Can anyone suggest an effective method to remove pin marks that are blocking stuctural rib detail…that is there is a thin strip representing the rib, a blob, and the rib continues…However there is no space to use a normal (that is no 11 i think) blade because the grid is too narrow.

Sounds like what you are saying is that the pin mark is in the middle of the rib detail. I’ve had similar problems as the one you are describing.

  1. Sometimes the easiest thing to do is not to attack just the pin mark, but the whole rib detail. Try sanding down the rib to the point where the pin mark is gone, and build it up again using strip styrene (.005" or .010"). In many cases, the rib I replaced looked better (in my opinion) than the molded one. I just did this on Italeri’s 1/35 M101 105mm Howitzer. The recuperator was terrible. I replaced the mounting ribs with sheet styrene; turned out better than the original kit molds.

  2. Try drilling into the pin mark then cut a piece of styrene rod the size of the hole and cement in place. When dry, cut the rod flush with the rib, and finish accordingly.

  3. MicroMark ( www.micromark.com ) makes a seam scraper tool that may be able to help get into the area that is inaccessible with your #11 blade. If you try to repair it that way there’s still going to be some sort of indentation/valley left where you scraped plastic away that’s still going to have to be blended into surrounding detail.

  4. Lastly, try filling with putty or superglue and sanding, if you can get a piece of sandpaper in that location.

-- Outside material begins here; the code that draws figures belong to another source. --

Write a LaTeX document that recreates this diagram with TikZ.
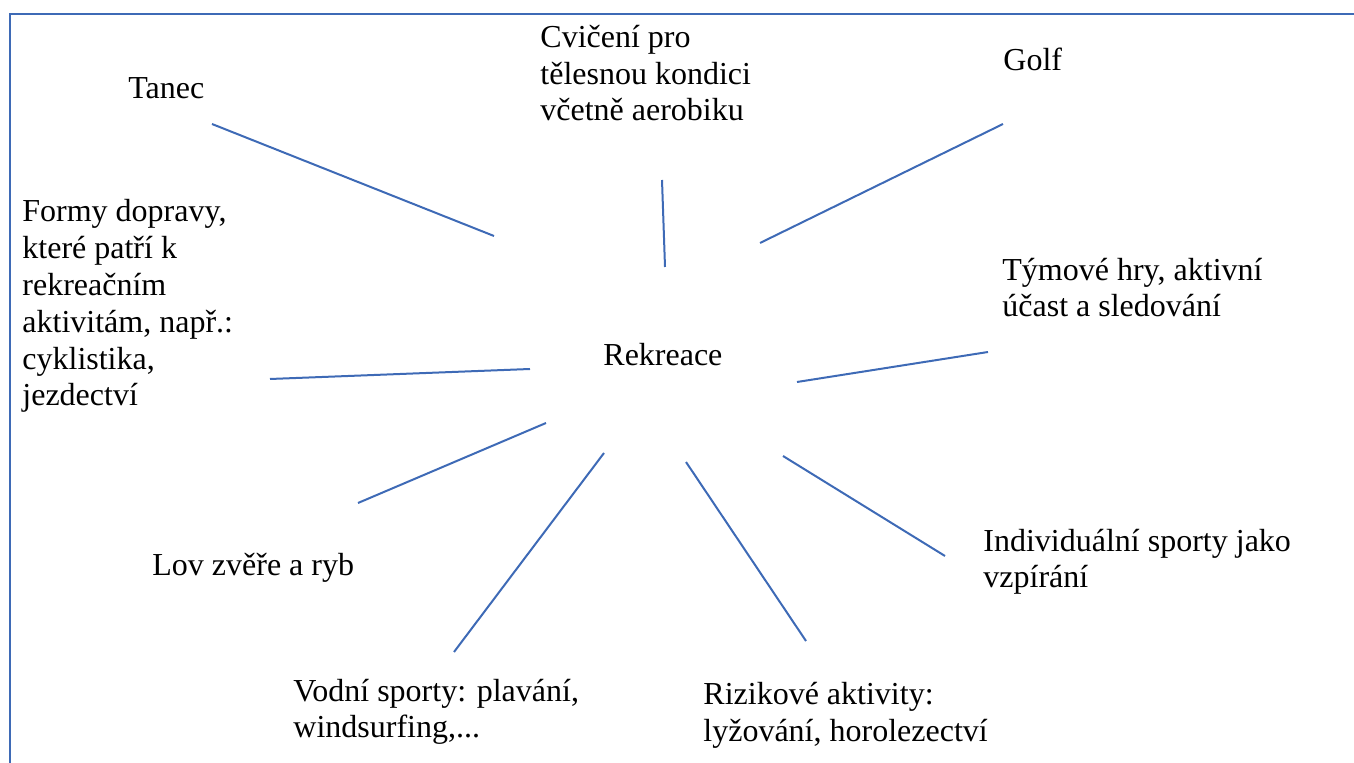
\documentclass[tikz,border=0pt]{standalone}
\usepackage{fontspec}
\setmainfont{Liberation Serif}
\definecolor{lineblue}{RGB}{62,106,182}
\tikzset{
  lbl/.style={anchor=base west, inner sep=0pt, align=left, font=\fontsize{16}{18.4}\selectfont, text=black},
  spoke/.style={draw=lineblue, line width=1pt},
  frame/.style={draw=lineblue, line width=1pt}
}
\begin{document}
\begin{tikzpicture}[x=0.5pt,y=-0.5pt]
\useasboundingbox (0,0) rectangle (1354,763);
% frame (top and left edges)
\coordinate (fbl) at (9.5,763);
\coordinate (ftl) at (9.5,14.5);
\coordinate (ftr) at (1354,14.5);
\draw[frame] (fbl) -- (ftl) -- (ftr);

% labels (anchored at the baseline of their last line)
\node[lbl] (center) at (603,366) {Rekreace};
\node[lbl] (tanec) at (128,99) {Tanec};
\node[lbl] (cvic) at (540,121) {Cvičení pro\\tělesnou kondici\\včetně aerobiku};
\node[lbl] (golf) at (1003,71) {Golf};
\node[lbl] (formy) at (22,406) {Formy dopravy,\\které patří k\\rekreačním\\aktivitám, např.:\\cyklistika,\\jezdectví};
\node[lbl] (tym) at (1002,317) {Týmové hry, aktivní\\účast a sledování};
\node[lbl] (indiv) at (983,588) {Individuální sporty jako\\vzpírání};
\node[lbl] (lov) at (152,576) {Lov zvěře a ryb};
\node[lbl] (vodni) at (293,738) {Vodní sporty: plavání,\\windsurfing,...};
\node[lbl] (riz) at (703,741) {Rizikové aktivity:\\lyžování, horolezectví};

% spoke end points
\coordinate (t1) at (212,124); \coordinate (t2) at (494,236);
\coordinate (c1) at (662,180); \coordinate (c2) at (665,267);
\coordinate (g1) at (1003,124); \coordinate (g2) at (760,243);
\coordinate (y1) at (988,352); \coordinate (y2) at (797,382);
\coordinate (i1) at (783,456); \coordinate (i2) at (945,556);
\coordinate (r1) at (686,462); \coordinate (r2) at (806,641);
\coordinate (v1) at (604,453); \coordinate (v2) at (454,652);
\coordinate (l1) at (546,423); \coordinate (l2) at (358,503);
\coordinate (f1) at (530,369); \coordinate (f2) at (270,379);

\draw[spoke] (t1) -- (t2);
\draw[spoke] (c1) -- (c2);
\draw[spoke] (g1) -- (g2);
\draw[spoke] (y1) -- (y2);
\draw[spoke] (i1) -- (i2);
\draw[spoke] (r1) -- (r2);
\draw[spoke] (v1) -- (v2);
\draw[spoke] (l1) -- (l2);
\draw[spoke] (f1) -- (f2);
\end{tikzpicture}
\end{document}
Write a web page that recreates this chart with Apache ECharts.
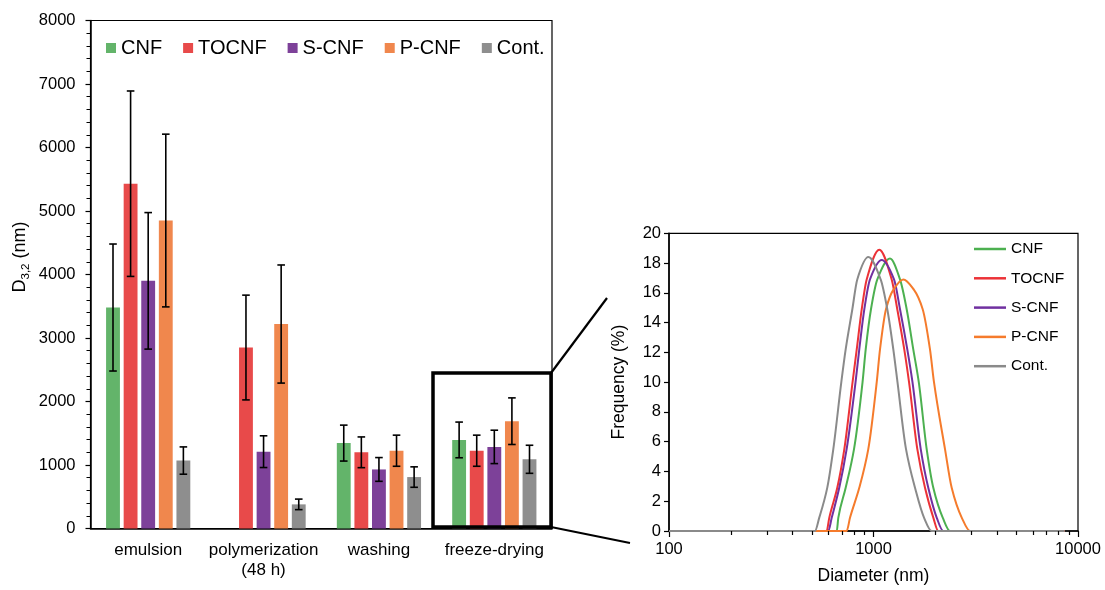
<!DOCTYPE html>
<html><head><meta charset="utf-8">
<script src="https://cdn.jsdelivr.net/npm/echarts@6/dist/echarts.min.js"></script>
<style>html,body{margin:0;padding:0;background:#fff}#c{width:1105px;height:590px}</style>
</head><body><div id="c"></div>
<script>
// ---------- Left chart: D3,2 by processing step ----------
const categories = ['emulsion', 'polymerization\n(48 h)', 'washing', 'freeze-drying'];
const seriesNames = ['CNF', 'TOCNF', 'S-CNF', 'P-CNF', 'Cont.'];
const cnfMean   = [3480, null, 1345, 1395];
const cnfErr    = [1000, null, 283, 281];
const tocnfMean = [5430, 2850, 1200, 1225];
const tocnfErr  = [1460, 825, 242, 245];
const scnfMean  = [3900, 1210, 930, 1285];
const scnfErr   = [1075, 250, 187, 263];
const pcnfMean  = [4850, 3220, 1225, 1690];
const pcnfErr   = [1360, 930, 245, 367];
const contMean  = [1070, 380, 810, 1090];
const contErr   = [215, 83, 161, 221];
const yTicksLeft = [0, 8000, 1000];

// ---------- Right chart: size distribution (freeze-dried) ----------
const cnfDist   = [[100,0],[661,0],[673,0.9],[731,2.9],[803,5.5],[884,10],[916,12.2],[972,14.9],[1044,16.9],[1204,18.3],[1348,16.9],[1453,14.9],[1565,12.2],[1665,10],[1820,5.5],[1961,2.9],[2180,0.9],[2366,0],[8600,0]];
const tocnfDist = [[100,0],[590,0],[608,0.9],[665,2.9],[720,5.5],[790,10],[828,12.2],[876,14.9],[926,16.9],[1068,18.9],[1227,16.9],[1307,14.9],[1414,12.2],[1492,10],[1638,5.5],[1786,2.9],[1961,0.9],[2075,0],[8600,0]];
const scnfDist  = [[100,0],[601,0],[625,0.9],[680,2.9],[739,5.5],[817,10],[852,12.2],[902,14.9],[961,16.9],[1097,18.2],[1260,16.9],[1348,14.9],[1463,12.2],[1551,10],[1702,5.5],[1853,2.9],[2037,0.9],[2194,0],[8600,0]];
const pcnfDist  = [[100,0],[739,0],[768,0.9],[852,2.9],[943,5.5],[1037,10],[1076,12.2],[1151,14.9],[1250,16.2],[1399,16.9],[1578,16.2],[1740,14.9],[1889,12.2],[1976,10],[2237,5.5],[2412,2.9],[2700,0.9],[2965,0],[8600,0]];
const contDist  = [[100,0],[517,0],[543,0.9],[594,2.9],[636,5.5],[696,10],[731,12.2],[788,14.9],[833,16.9],[943,18.4],[1084,16.9],[1168,14.9],[1250,12.2],[1310,10],[1442,5.5],[1596,2.9],[1766,0.9],[1926,0],[8600,0]];
const minorTicksX = [200,300,400,500,600,700,800,900,2000,3000,4000,5000,6000,7000,8000,9000];
const yTicksRight = [0, 20, 2];

const FONT = "'Liberation Sans', Arial, Helvetica, sans-serif";
const barColors  = ['#63B46A', '#E84A4A', '#7D4199', '#F0874D', '#8E8E8E'];
const lineColors = ['#4CB050', '#EC3237', '#7030A0', '#F57B2C', '#8A8A8A'];
const barMeans = [cnfMean, tocnfMean, scnfMean, pcnfMean, contMean];
const barErrs  = [cnfErr, tocnfErr, scnfErr, pcnfErr, contErr];
const dists = [cnfDist, tocnfDist, scnfDist, pcnfDist, contDist];
const CAT_GAP = 0.27, BAR_GAP = 0.27;

const errData = [];
barMeans.forEach((m, s) => m.forEach((v, c) => {
  if (v != null) errData.push([c, v - barErrs[s][c], v + barErrs[s][c], s]);
}));

// Monotone cubic (Fritsch-Butland) path through pixel points: smooth, no overshoot
function monotonePath(pts) {
  const n = pts.length, dx = [], m = [], t = [];
  for (let i = 0; i < n - 1; i++) {
    dx[i] = pts[i + 1][0] - pts[i][0];
    m[i] = (pts[i + 1][1] - pts[i][1]) / dx[i];
  }
  t[0] = 0; t[n - 1] = 0;
  for (let i = 1; i < n - 1; i++) {
    if (m[i - 1] * m[i] <= 0) t[i] = 0;
    else {
      const w1 = 2 * dx[i] + dx[i - 1], w2 = dx[i] + 2 * dx[i - 1];
      t[i] = (w1 + w2) / (w1 / m[i - 1] + w2 / m[i]);
    }
  }
  let d = 'M' + pts[0][0] + ' ' + pts[0][1];
  for (let i = 0; i < n - 1; i++) {
    const h = dx[i] / 3, p0 = pts[i], p1 = pts[i + 1];
    d += ' C' + (p0[0] + h) + ' ' + (p0[1] + t[i] * h) + ' ' +
         (p1[0] - h) + ' ' + (p1[1] - t[i + 1] * h) + ' ' + p1[0] + ' ' + p1[1];
  }
  return d;
}

const series = [];
seriesNames.forEach((n, i) => {
  series.push({
    type: 'bar', name: n, xAxisIndex: 0, yAxisIndex: 0,
    data: barMeans[i].map(v => v == null ? '-' : v),
    barGap: (BAR_GAP * 100) + '%', barCategoryGap: (CAT_GAP * 100) + '%',
    itemStyle: { color: barColors[i] }
  });
});
series.push({
  type: 'custom', xAxisIndex: 0, yAxisIndex: 0, data: errData, z: 5, silent: true, clip: false,
  encode: { x: 0, y: [1, 2] },
  renderItem: function (params, api) {
    const cat = api.value(0), lo = api.value(1), hi = api.value(2), s = api.value(3);
    const band = api.size([1, 0])[0];
    const barW = band * (1 - CAT_GAP) / (5 + 4 * BAR_GAP);
    const off = (s - 2) * barW * (1 + BAR_GAP);
    const pLo = api.coord([cat, lo]), pHi = api.coord([cat, hi]);
    const x = pLo[0] + off, cap = 3.8;
    const st = { stroke: '#000', lineWidth: 1.6 };
    return { type: 'group', children: [
      { type: 'line', shape: { x1: x, y1: pLo[1], x2: x, y2: pHi[1] }, style: st },
      { type: 'line', shape: { x1: x - cap, y1: pLo[1], x2: x + cap, y2: pLo[1] }, style: st },
      { type: 'line', shape: { x1: x - cap, y1: pHi[1], x2: x + cap, y2: pHi[1] }, style: st }
    ]};
  }
});
seriesNames.forEach((n, i) => {
  const pts = dists[i];
  series.push({
    type: 'custom', name: n + '|d', xAxisIndex: 1, yAxisIndex: 1, silent: true, clip: false,
    data: pts, encode: { x: 0, y: 1 },
    itemStyle: { color: lineColors[i] },
    renderItem: function (params, api) {
      if (params.dataIndex !== 0) return null;
      const px = pts.map(p => api.coord(p));
      return { type: 'path', shape: { pathData: monotonePath(px) },
        style: { fill: 'none', stroke: lineColors[i], lineWidth: 2, lineJoin: 'round' } };
    }
  });
});
series.push({
  type: 'custom', xAxisIndex: 1, yAxisIndex: 1, silent: true, clip: false, z: 10,
  data: minorTicksX.map(v => [v, 0]),
  encode: { x: 0, y: 1 },
  renderItem: function (params, api) {
    const p = api.coord([api.value(0), 0]);
    const x = Math.round(p[0]) + 0.5;
    return { type: 'line', shape: { x1: x, y1: p[1], x2: x, y2: p[1] + 4 },
      style: { stroke: '#000', lineWidth: 1.2 } };
  }
});

const axisLineStyle = { color: '#000', width: 1.5 };
const option = {
  animation: false,
  backgroundColor: '#fff',
  textStyle: { fontFamily: FONT, color: '#000' },
  grid: [
    { left: 90.5, top: 20.5, width: 461.5, height: 508, show: true, borderColor: '#000', borderWidth: 1.2, backgroundColor: 'transparent' },
    { left: 669, top: 233.3, width: 409, height: 300, show: true, borderColor: '#000', borderWidth: 1.2, backgroundColor: 'transparent' }
  ],
  legend: [
    { data: seriesNames, left: 106, top: 38, padding: 0, itemWidth: 10, itemHeight: 10, itemGap: 21,
      icon: 'rect', selectedMode: false,
      textStyle: { fontSize: 20, fontFamily: FONT, color: '#000' } },
    { data: seriesNames.map((n, i) => ({ name: n + '|d', itemStyle: { color: lineColors[i] } })),
      orient: 'vertical', left: 974, top: 240, padding: 0,
      itemWidth: 32, itemHeight: 2.5, itemGap: 11.3, icon: 'rect', selectedMode: false,
      formatter: n => n.split('|')[0],
      textStyle: { fontSize: 15.5, lineHeight: 18, fontFamily: FONT, color: '#000' } }
  ],
  xAxis: [
    { type: 'category', gridIndex: 0, data: categories,
      axisLine: { lineStyle: axisLineStyle }, axisTick: { show: false },
      axisLabel: { interval: 0, fontSize: 17, lineHeight: 20, color: '#000', margin: 12, fontFamily: FONT } },
    { type: 'log', gridIndex: 1, logBase: 10, min: 100, max: 10000,
      axisLine: { lineStyle: axisLineStyle }, axisTick: { show: true, length: 6, lineStyle: { color: '#000', width: 1.2 } },
      splitLine: { show: false },
      axisLabel: { fontSize: 16.5, color: '#000', margin: 9.5, fontFamily: FONT, formatter: v => String(Math.round(v)) },
      name: 'Diameter (nm)', nameLocation: 'middle', nameGap: 36,
      nameTextStyle: { fontSize: 17.5, color: '#000', fontFamily: FONT } }
  ],
  yAxis: [
    { type: 'value', gridIndex: 0, min: yTicksLeft[0], max: yTicksLeft[1], interval: yTicksLeft[2],
      axisLine: { show: true, lineStyle: axisLineStyle },
      axisTick: { show: true, length: 5, lineStyle: { color: '#000', width: 1.2 } },
      minorTick: { show: true, splitNumber: 5, length: 4, lineStyle: { color: '#000', width: 1 } },
      splitLine: { show: false },
      axisLabel: { fontSize: 16.5, color: '#000', margin: 15, fontFamily: FONT, formatter: v => String(v) } },
    { type: 'value', gridIndex: 1, min: yTicksRight[0], max: yTicksRight[1], interval: yTicksRight[2],
      axisLine: { show: true, lineStyle: axisLineStyle },
      axisTick: { show: true, length: 5, lineStyle: { color: '#000', width: 1.2 } },
      splitLine: { show: false },
      axisLabel: { fontSize: 16.5, color: '#000', margin: 8, fontFamily: FONT },
      name: 'Frequency (%)', nameLocation: 'middle', nameGap: 41,
      nameTextStyle: { fontSize: 17.5, color: '#000', fontFamily: FONT } }
  ],
  graphic: [
    { type: 'text', x: 20, y: 257, rotation: Math.PI / 2, z: 100,
      style: { text: '{a|D}{b|3,2}{a| (nm)}', align: 'center', verticalAlign: 'middle',
        rich: {
          a: { fontSize: 18, fontFamily: FONT, fill: '#000', lineHeight: 24, verticalAlign: 'middle' },
          b: { fontSize: 11.5, fontFamily: FONT, fill: '#000', lineHeight: 12, verticalAlign: 'bottom' }
        } } },
    { type: 'rect', z: 100, shape: { x: 433, y: 373, width: 118, height: 154 },
      style: { fill: 'none', stroke: '#000', lineWidth: 3.5 } },
    { type: 'line', z: 100, shape: { x1: 551, y1: 373, x2: 607, y2: 298 },
      style: { stroke: '#000', lineWidth: 2.2 } },
    { type: 'line', z: 100, shape: { x1: 551, y1: 527, x2: 630, y2: 543 },
      style: { stroke: '#000', lineWidth: 2.2 } }
  ],
  series: series
};
const chart = echarts.init(document.getElementById('c'));
chart.setOption(option);
</script>
</body></html>
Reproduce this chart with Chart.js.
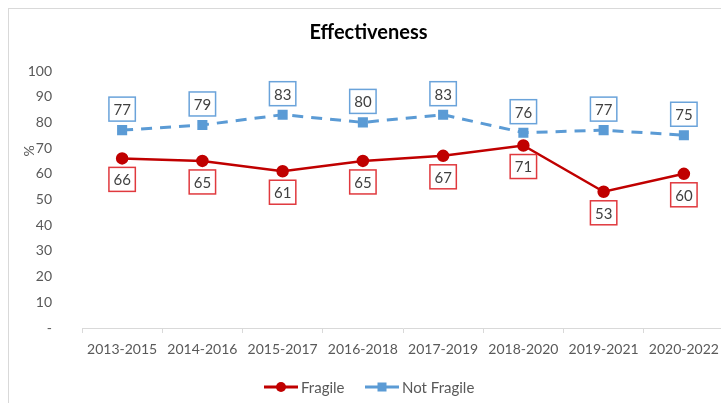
<!DOCTYPE html>
<html>
<head>
<meta charset="utf-8">
<script src="https://cdn.jsdelivr.net/npm/chart.js@4"></script>
<style>
  html, body { margin: 0; padding: 0; background: #fff; overflow: hidden; }
  #wrap { position: absolute; left: 8px; top: 8px; width: 724px; height: 395px;
          border-left: 1px solid #d9d9d9; border-top: 1px solid #d9d9d9; box-sizing: border-box; }
</style>
</head>
<body>
<div id="wrap"><canvas id="effChart"></canvas></div>
<script>
const periods = ['2013-2015', '2014-2016', '2015-2017', '2016-2018', '2017-2019', '2018-2020', '2019-2021', '2020-2022'];
const fragile = [66, 65, 61, 65, 67, 71, 53, 60];
const notFragile = [77, 79, 83, 80, 83, 76, 77, 75];
const yTicks = [0, 10, 20, 30, 40, 50, 60, 70, 80, 90, 100];

const FONT = 'Lato, "Open Sans", sans-serif';
const RED = '#c00000';
const BLUE = '#5b9bd5';

// boxed value labels, title, y title and legend
const extras = {
    id: 'extras',
    afterDatasetsDraw(chart) {
        const c = chart.ctx;
        c.save();
        c.font = '15px ' + FONT;
        c.textAlign = 'center';
        c.textBaseline = 'middle';
        chart.data.datasets.forEach((ds, i) => {
            const above = i === 1;
            chart.getDatasetMeta(i).data.forEach((pt, j) => {
                const txt = String(ds.data[j]);
                const w = c.measureText(txt).width + 9;
                const h = 24;
                const cy = above ? pt.y - 21 : pt.y + 21;
                c.fillStyle = '#fff';
                c.fillRect(pt.x - w / 2, cy - h / 2, w, h);
                c.strokeStyle = above ? '#6aa3da' : '#e0393e';
                c.lineWidth = 1.5;
                c.strokeRect(pt.x - w / 2, cy - h / 2, w, h);
                c.fillStyle = '#404040';
                c.fillText(txt, pt.x, cy + 1);
            });
        });

        // title
        c.font = 'bold 20px ' + FONT;
        c.fillStyle = '#000';
        c.fillText('Effectiveness', chart.width / 2 - 2, 24);

        // y axis title
        c.save();
        c.translate(20, 142);
        c.rotate(-Math.PI / 2);
        c.font = '14px ' + FONT;
        c.fillStyle = '#595959';
        c.fillText('%', 0, 0);
        c.restore();

        // legend
        const ly = 378;
        const items = [
            { label: 'Fragile', color: RED, x: 255, style: 'circle' },
            { label: 'Not Fragile', color: BLUE, x: 356, style: 'rect' }
        ];
        c.font = '15px ' + FONT;
        c.textAlign = 'left';
        items.forEach(it => {
            c.strokeStyle = it.color;
            c.lineWidth = 3;
            c.beginPath();
            c.moveTo(it.x, ly);
            c.lineTo(it.x + 34, ly);
            c.stroke();
            c.fillStyle = it.color;
            if (it.style === 'circle') {
                c.beginPath();
                c.arc(it.x + 17, ly, 5, 0, Math.PI * 2);
                c.fill();
            } else {
                c.fillRect(it.x + 12.5, ly - 4.5, 9, 9);
            }
            c.fillStyle = '#595959';
            c.fillText(it.label, it.x + 37, ly + 1);
        });
        c.restore();
    }
};

new Chart(document.getElementById('effChart').getContext('2d'), {
    type: 'line',
    data: {
        labels: periods,
        datasets: [{
            label: 'Fragile',
            data: fragile,
            borderColor: RED,
            backgroundColor: RED,
            borderWidth: 2.5,
            pointStyle: 'circle',
            pointRadius: 5,
            pointHoverRadius: 5,
            tension: 0
        }, {
            label: 'Not Fragile',
            data: notFragile,
            borderColor: BLUE,
            backgroundColor: BLUE,
            borderWidth: 3,
            borderDash: [11, 8],
            pointStyle: 'rect',
            pointRadius: 5,
            pointHoverRadius: 5,
            tension: 0
        }]
    },
    options: {
        responsive: true,
        maintainAspectRatio: false,
        animation: false,
        layout: { padding: { top: 62, left: 0, right: 5, bottom: 0 } },
        plugins: {
            legend: { display: false },
            title: { display: false },
            tooltip: { enabled: false }
        },
        scales: {
            x: {
                offset: true,
                grid: { display: true, drawOnChartArea: false, offset: true, tickLength: 5, color: '#d9d9d9' },
                border: { color: '#d9d9d9', width: 1 },
                ticks: { color: '#595959', font: { family: FONT, size: 14 }, padding: 8, maxRotation: 0 },
                afterFit(s) { s.height = 75; }
            },
            y: {
                min: 0,
                max: 100,
                afterBuildTicks(s) { s.ticks = yTicks.map(v => ({ value: v })); },
                grid: { display: false },
                border: { display: false },
                ticks: {
                    color: '#595959',
                    font: { family: FONT, size: 14 },
                    padding: 22,
                    callback: v => v === 0 ? '-' : v
                },
                afterFit(s) { s.width = 73; }
            }
        }
    },
    plugins: [extras]
});
</script>
</body>
</html>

Well, there’s 4 options. Hope one of them helps a little… Good luck!

Gip Winecoff

My two ideas would be to use either needle files to get the pin mark out, or sand the mark and the rib detail, then build up the ribs again with styrene sheet.

thanks for the input…
Actually I found a blade with a narrow vertical cutting edge…if you can describe the normal edge as parallel to the tool handle…That was quite useful.
I also tried evergreen rod which was nice again although stretched sprue was acceptable as weel because of the scale.